* **The task**:
Leave out any picture and return the remaining listing below exactly as given.

* **Data segment**:
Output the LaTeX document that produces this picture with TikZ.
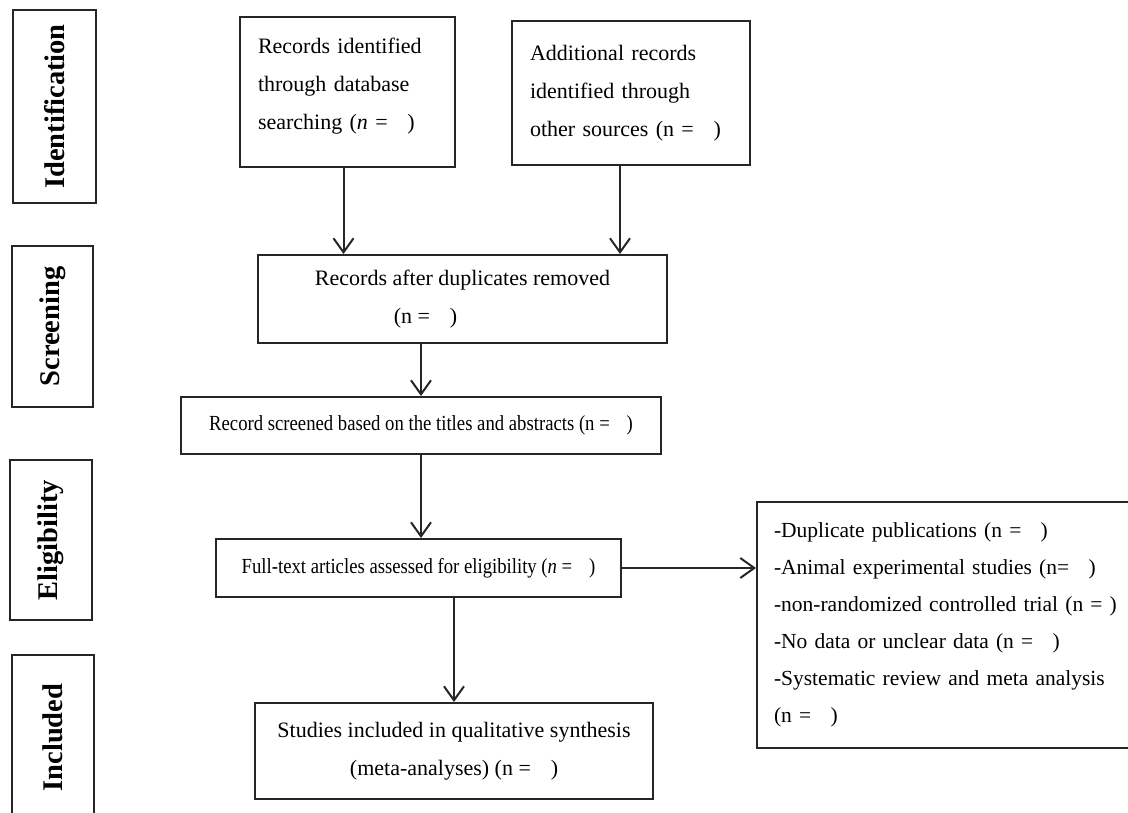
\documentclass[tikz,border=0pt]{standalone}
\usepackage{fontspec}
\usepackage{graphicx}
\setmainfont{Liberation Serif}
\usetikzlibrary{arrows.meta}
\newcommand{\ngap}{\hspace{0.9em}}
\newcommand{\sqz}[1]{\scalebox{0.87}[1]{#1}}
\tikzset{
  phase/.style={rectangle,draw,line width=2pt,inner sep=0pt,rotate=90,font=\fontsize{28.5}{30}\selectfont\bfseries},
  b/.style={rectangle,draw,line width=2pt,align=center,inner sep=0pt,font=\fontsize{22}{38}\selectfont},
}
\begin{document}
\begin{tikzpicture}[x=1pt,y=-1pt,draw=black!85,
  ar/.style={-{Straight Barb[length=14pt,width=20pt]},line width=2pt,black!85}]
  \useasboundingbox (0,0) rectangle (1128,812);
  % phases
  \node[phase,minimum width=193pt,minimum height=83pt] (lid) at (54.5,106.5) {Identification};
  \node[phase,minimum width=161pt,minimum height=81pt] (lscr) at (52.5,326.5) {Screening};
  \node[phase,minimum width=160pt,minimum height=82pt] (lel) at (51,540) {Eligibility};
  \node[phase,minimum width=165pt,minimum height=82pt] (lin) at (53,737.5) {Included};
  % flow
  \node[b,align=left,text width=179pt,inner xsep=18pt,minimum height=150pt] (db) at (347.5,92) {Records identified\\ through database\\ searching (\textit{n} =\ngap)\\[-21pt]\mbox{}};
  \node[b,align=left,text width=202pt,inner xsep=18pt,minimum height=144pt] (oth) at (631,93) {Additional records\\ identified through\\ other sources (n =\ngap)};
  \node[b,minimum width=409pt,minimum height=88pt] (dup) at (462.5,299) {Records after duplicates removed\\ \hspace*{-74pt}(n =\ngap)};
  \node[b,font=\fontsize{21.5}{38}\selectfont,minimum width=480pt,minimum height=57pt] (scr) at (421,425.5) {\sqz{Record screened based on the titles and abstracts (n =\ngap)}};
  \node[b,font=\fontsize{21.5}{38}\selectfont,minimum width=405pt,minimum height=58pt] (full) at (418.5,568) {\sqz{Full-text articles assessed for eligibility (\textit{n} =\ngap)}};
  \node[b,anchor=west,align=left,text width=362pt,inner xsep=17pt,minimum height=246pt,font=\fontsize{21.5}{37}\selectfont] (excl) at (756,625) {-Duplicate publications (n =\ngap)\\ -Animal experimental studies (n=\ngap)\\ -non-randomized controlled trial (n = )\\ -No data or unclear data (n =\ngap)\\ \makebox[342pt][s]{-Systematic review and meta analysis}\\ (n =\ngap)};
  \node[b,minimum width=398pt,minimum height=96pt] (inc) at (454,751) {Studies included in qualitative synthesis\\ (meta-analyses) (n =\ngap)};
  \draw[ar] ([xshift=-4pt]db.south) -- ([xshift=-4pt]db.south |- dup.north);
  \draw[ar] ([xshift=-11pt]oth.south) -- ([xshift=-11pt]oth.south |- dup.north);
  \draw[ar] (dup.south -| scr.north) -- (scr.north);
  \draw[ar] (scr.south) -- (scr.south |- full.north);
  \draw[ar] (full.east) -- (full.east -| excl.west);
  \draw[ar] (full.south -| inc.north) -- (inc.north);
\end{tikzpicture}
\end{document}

* **Answer in full**:
Output the LaTeX document that produces this picture with TikZ.
\documentclass[tikz,border=0pt]{standalone}
\usepackage{fontspec}
\usepackage{graphicx}
\setmainfont{Liberation Serif}
\usetikzlibrary{arrows.meta}
\newcommand{\ngap}{\hspace{0.9em}}
\newcommand{\sqz}[1]{\scalebox{0.87}[1]{#1}}
\tikzset{
  phase/.style={rectangle,draw,line width=2pt,inner sep=0pt,rotate=90,font=\fontsize{28.5}{30}\selectfont\bfseries},
  b/.style={rectangle,draw,line width=2pt,align=center,inner sep=0pt,font=\fontsize{22}{38}\selectfont},
}
\begin{document}
\begin{tikzpicture}[x=1pt,y=-1pt,draw=black!85,
  ar/.style={-{Straight Barb[length=14pt,width=20pt]},line width=2pt,black!85}]
  \useasboundingbox (0,0) rectangle (1128,812);
  % phases
  \node[phase,minimum width=193pt,minimum height=83pt] (lid) at (54.5,106.5) {Identification};
  \node[phase,minimum width=161pt,minimum height=81pt] (lscr) at (52.5,326.5) {Screening};
  \node[phase,minimum width=160pt,minimum height=82pt] (lel) at (51,540) {Eligibility};
  \node[phase,minimum width=165pt,minimum height=82pt] (lin) at (53,737.5) {Included};
  % flow
  \node[b,align=left,text width=179pt,inner xsep=18pt,minimum height=150pt] (db) at (347.5,92) {Records identified\\ through database\\ searching (\textit{n} =\ngap)\\[-21pt]\mbox{}};
  \node[b,align=left,text width=202pt,inner xsep=18pt,minimum height=144pt] (oth) at (631,93) {Additional records\\ identified through\\ other sources (n =\ngap)};
  \node[b,minimum width=409pt,minimum height=88pt] (dup) at (462.5,299) {Records after duplicates removed\\ \hspace*{-74pt}(n =\ngap)};
  \node[b,font=\fontsize{21.5}{38}\selectfont,minimum width=480pt,minimum height=57pt] (scr) at (421,425.5) {\sqz{Record screened based on the titles and abstracts (n =\ngap)}};
  \node[b,font=\fontsize{21.5}{38}\selectfont,minimum width=405pt,minimum height=58pt] (full) at (418.5,568) {\sqz{Full-text articles assessed for eligibility (\textit{n} =\ngap)}};
  \node[b,anchor=west,align=left,text width=362pt,inner xsep=17pt,minimum height=246pt,font=\fontsize{21.5}{37}\selectfont] (excl) at (756,625) {-Duplicate publications (n =\ngap)\\ -Animal experimental studies (n=\ngap)\\ -non-randomized controlled trial (n = )\\ -No data or unclear data (n =\ngap)\\ \makebox[342pt][s]{-Systematic review and meta analysis}\\ (n =\ngap)};
  \node[b,minimum width=398pt,minimum height=96pt] (inc) at (454,751) {Studies included in qualitative synthesis\\ (meta-analyses) (n =\ngap)};
  \draw[ar] ([xshift=-4pt]db.south) -- ([xshift=-4pt]db.south |- dup.north);
  \draw[ar] ([xshift=-11pt]oth.south) -- ([xshift=-11pt]oth.south |- dup.north);
  \draw[ar] (dup.south -| scr.north) -- (scr.north);
  \draw[ar] (scr.south) -- (scr.south |- full.north);
  \draw[ar] (full.east) -- (full.east -| excl.west);
  \draw[ar] (full.south -| inc.north) -- (inc.north);
\end{tikzpicture}
\end{document}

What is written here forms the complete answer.